Eris moved from noting that her culture is not present in course content to noting that people actually do not want to know anything about her culture. Even if they ask, they are not often listening, and she does not get any response in return. She further reflected on how dangerous the environment feels to stand up to racist encounters, thereby showing that she was engaging with socio-political structures (she did not seem to start from an internalisation of blame though her engagement with the socio-politics of racism seemed to gain several layers through the dialogue – reflecting on stereotypes, reflecting on how the environment contributes to whether/how one responds, to reflecting on not feeling listened to and received when she speaks).
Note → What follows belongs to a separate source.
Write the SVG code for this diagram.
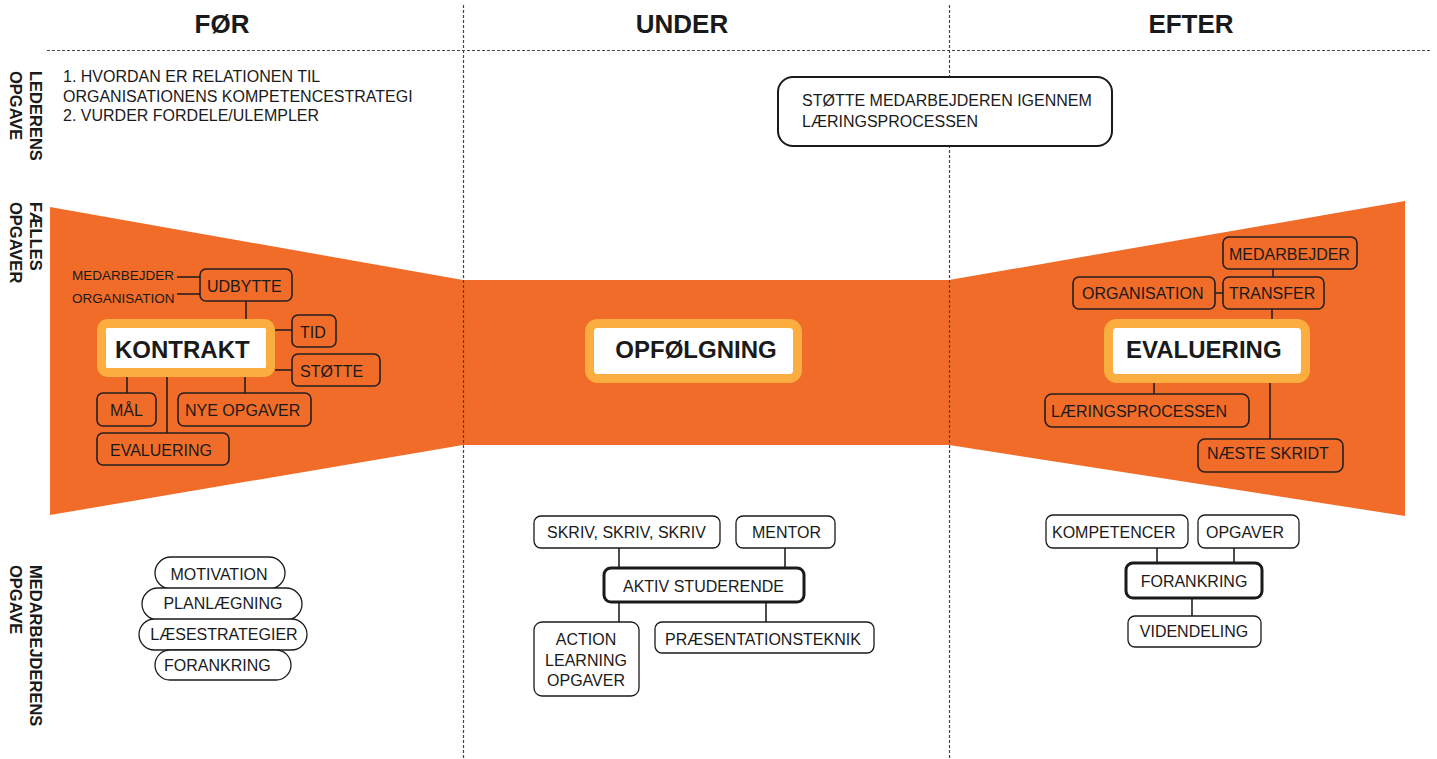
<svg xmlns="http://www.w3.org/2000/svg" width="1437" height="759" viewBox="0 0 1437 759">
<style>
text{font-family:"Liberation Sans",Arial,sans-serif;fill:#1a1a1a}
.h{font-size:26px;font-weight:bold;text-anchor:middle}
.side{font-size:16.5px;font-weight:bold}
.t{font-size:16px}
.s{font-size:13.5px}
.big{font-size:24px;font-weight:bold}
.dash{stroke:#444;stroke-width:1.2;stroke-dasharray:3 2;fill:none}
.ob{fill:none;stroke:#231f20;stroke-width:1.6}
.wb{fill:#fff;stroke:#1a1a1a;stroke-width:1.3}
.thick{fill:#fff;stroke:#1a1a1a;stroke-width:3}
.hl{fill:#fff;stroke:#fbad3f;stroke-width:9}
.c{stroke:#231f20;stroke-width:1.6;fill:none}
.mid{text-anchor:middle}
</style>

<g id="band">
<polygon points="50,207 463,280 949,280 1405,201 1405,516 949,445 463,445 50,515" fill="#f26c29"/>
</g>

<g id="grid">
<line class="dash" x1="463.5" y1="5" x2="463.5" y2="759"/>
<line class="dash" x1="949.5" y1="5" x2="949.5" y2="759"/>
<line class="dash" x1="47" y1="50.5" x2="1432" y2="50.5"/>
</g>

<g id="headers">
<text class="h" x="222" y="33">FØR</text>
<text class="h" x="682" y="33">UNDER</text>
<text class="h" x="1191" y="33">EFTER</text>
</g>

<g id="row-labels">
<text class="side" transform="translate(29.5,71) rotate(90)">LEDERENS</text>
<text class="side" transform="translate(9.5,71) rotate(90)">OPGAVE</text>
<text class="side" transform="translate(29.5,202) rotate(90)">FÆLLES</text>
<text class="side" transform="translate(9.5,202) rotate(90)">OPGAVER</text>
<text class="side" transform="translate(29.5,565) rotate(90)">MEDARBEJDERENS</text>
<text class="side" transform="translate(9.5,565) rotate(90)">OPGAVE</text>
</g>

<g id="leder-text">
<text class="t" x="63" y="82">1. HVORDAN ER RELATIONEN TIL</text>
<text class="t" x="63" y="101.5">ORGANISATIONENS KOMPETENCESTRATEGI</text>
<text class="t" x="63" y="121">2. VURDER FORDELE/ULEMPLER</text>
</g>

<g id="connectors">
<!-- KONTRAKT -->
<line class="c" x1="177" y1="277" x2="200" y2="277"/>
<line class="c" x1="177" y1="294" x2="200" y2="294"/>
<line class="c" x1="246" y1="301" x2="246" y2="319"/>
<line class="c" x1="275" y1="330" x2="292" y2="330"/>
<line class="c" x1="275" y1="370" x2="292" y2="370"/>
<line class="c" x1="127" y1="377" x2="127" y2="393"/>
<line class="c" x1="245" y1="377" x2="245" y2="393"/>
<line class="c" x1="167" y1="377" x2="167" y2="433"/>
<!-- EVALUERING -->
<line class="c" x1="1273" y1="269" x2="1273" y2="277"/>
<line class="c" x1="1215" y1="293" x2="1223" y2="293"/>
<line class="c" x1="1272" y1="309" x2="1272" y2="319"/>
<line class="c" x1="1154" y1="383" x2="1154" y2="394"/>
<line class="c" x1="1270" y1="383" x2="1270" y2="439"/>
<!-- AKTIV STUDERENDE -->
<line class="c" x1="619" y1="548" x2="619" y2="568"/>
<line class="c" x1="785" y1="548" x2="785" y2="568"/>
<line class="c" x1="619" y1="602" x2="619" y2="622"/>
<line class="c" x1="766" y1="602" x2="766" y2="622"/>
<!-- FORANKRING -->
<line class="c" x1="1157" y1="548" x2="1157" y2="563"/>
<line class="c" x1="1234" y1="548" x2="1234" y2="563"/>
<line class="c" x1="1192" y1="598" x2="1192" y2="616"/>
</g>

<g id="stoette-box">
<rect x="778" y="77" width="334" height="69" rx="15" fill="#fff" stroke="#1a1a1a" stroke-width="2"/>
<text class="t" x="802" y="106">STØTTE MEDARBEJDEREN IGENNEM</text>
<text class="t" x="802" y="127">LÆRINGSPROCESSEN</text>
</g>

<!-- KONTRAKT cluster -->
<g id="medarbejder-l"><text class="s" x="72" y="280">MEDARBEJDER</text></g>
<g id="organisation-l"><text class="s" x="72" y="303">ORGANISATION</text></g>
<g id="udbytte"><rect class="ob" x="200" y="269" width="92" height="32" rx="6"/><text class="t" x="207" y="292">UDBYTTE</text></g>
<g id="kontrakt"><rect class="hl" x="101.5" y="323.5" width="169" height="49" rx="6"/><text class="big" x="115" y="358">KONTRAKT</text></g>
<g id="tid"><rect class="ob" x="292" y="315" width="44" height="32" rx="6"/><text class="t" x="300" y="338">TID</text></g>
<g id="stoette"><rect class="ob" x="292" y="354" width="88" height="32" rx="6"/><text class="t" x="300" y="377">STØTTE</text></g>
<g id="maal"><rect class="ob" x="97" y="393" width="59" height="33" rx="6"/><text class="t" x="110" y="416">MÅL</text></g>
<g id="nye-opgaver"><rect class="ob" x="178" y="393" width="133" height="33" rx="6"/><text class="t" x="185" y="416">NYE OPGAVER</text></g>
<g id="evaluering-l"><rect class="ob" x="97" y="433" width="132" height="32" rx="6"/><text class="t" x="110" y="456">EVALUERING</text></g>

<!-- OPFØLGNING -->
<g id="opfoelgning"><rect class="hl" x="589.5" y="323.5" width="208" height="55" rx="8"/><text class="big mid" x="696" y="358">OPFØLGNING</text></g>

<!-- EVALUERING cluster -->
<g id="medarbejder-r"><rect class="ob" x="1223" y="237" width="134" height="32" rx="6"/><text class="t" x="1229" y="260">MEDARBEJDER</text></g>
<g id="organisation-r"><rect class="ob" x="1073" y="277" width="142" height="32" rx="6"/><text class="t" x="1082" y="299">ORGANISATION</text></g>
<g id="transfer"><rect class="ob" x="1223" y="277" width="101" height="32" rx="6"/><text class="t" x="1229" y="299">TRANSFER</text></g>
<g id="evaluering"><rect class="hl" x="1108.5" y="323.5" width="197" height="55" rx="8"/><text class="big" x="1126" y="358">EVALUERING</text></g>
<g id="laeringsprocessen"><rect class="ob" x="1045" y="394" width="204" height="33" rx="7"/><text class="t" x="1051" y="417">LÆRINGSPROCESSEN</text></g>
<g id="naeste-skridt"><rect class="ob" x="1198" y="439" width="145" height="33" rx="7"/><text class="t" x="1207" y="459">NÆSTE SKRIDT</text></g>

<!-- Medarbejder FØR pills -->
<g id="motivation"><rect class="wb" x="155" y="557" width="130" height="32" rx="16"/><text class="t mid" x="219" y="580">MOTIVATION</text></g>
<g id="planlaegning"><rect class="wb" x="142" y="588" width="160" height="32" rx="16"/><text class="t mid" x="223" y="609">PLANLÆGNING</text></g>
<g id="laesestrategier"><rect class="wb" x="139" y="619" width="168" height="31" rx="15.5"/><text class="t mid" x="224" y="640">LÆSESTRATEGIER</text></g>
<g id="forankring-l"><rect class="wb" x="155" y="650" width="136" height="30" rx="15"/><text class="t" x="164" y="671">FORANKRING</text></g>

<!-- UNDER bottom -->
<g id="skriv"><rect class="wb" x="534" y="516" width="186" height="32" rx="7"/><text class="t" x="547" y="538">SKRIV, SKRIV, SKRIV</text></g>
<g id="mentor"><rect class="wb" x="736" y="516" width="99" height="32" rx="7"/><text class="t" x="752" y="538">MENTOR</text></g>
<g id="aktiv"><rect class="thick" x="604" y="568" width="200" height="34" rx="7"/><text class="t" x="623" y="592">AKTIV STUDERENDE</text></g>
<g id="action"><rect class="wb" x="534" y="622" width="105" height="74" rx="8"/><text class="t mid" x="586" y="645">ACTION</text><text class="t mid" x="586" y="666">LEARNING</text><text class="t mid" x="586" y="686">OPGAVER</text></g>
<g id="praesentation"><rect class="wb" x="655" y="622" width="219" height="31" rx="7"/><text class="t" x="665" y="645">PRÆSENTATIONSTEKNIK</text></g>

<!-- EFTER bottom -->
<g id="kompetencer"><rect class="wb" x="1046" y="515" width="142" height="33" rx="7"/><text class="t" x="1052" y="538">KOMPETENCER</text></g>
<g id="opgaver"><rect class="wb" x="1198" y="515" width="101" height="33" rx="7"/><text class="t" x="1206" y="538">OPGAVER</text></g>
<g id="forankring-r"><rect class="thick" x="1126" y="563" width="136" height="35" rx="7"/><text class="t mid" x="1194" y="587">FORANKRING</text></g>
<g id="videndeling"><rect class="wb" x="1128" y="616" width="133" height="31" rx="7"/><text class="t mid" x="1194" y="637">VIDENDELING</text></g>
</svg>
Surmounting internalised racism, while a challenging task, seems to have begun to happen through dialogue and relationality, that is, from being heard, validated and understood. There were several affective moments where co-Is described a ‘sense’ of something, often unable to put their uneasiness (for example) into words. But being received by others allowed them to move past doubting their seemingly ‘vague’ descriptions and to instead start trusting their embodied responses to the world around them. Thus, the limit situations of feeling ignorant, internalising blame, feeling underrepresented (or unrepresented) in course curriculum and feeling inadequate with their English were unpacked throughout this generative theme as participants not only noticed and named the impact of social realities on their individual experiences (thereby gaining more of a sense of the whole picture). This further pushed them towards limit-acts – which perhaps in this generative theme feels more subtle with their slowly growing readiness to listen to, validate and speak from their embodied responses to injustice.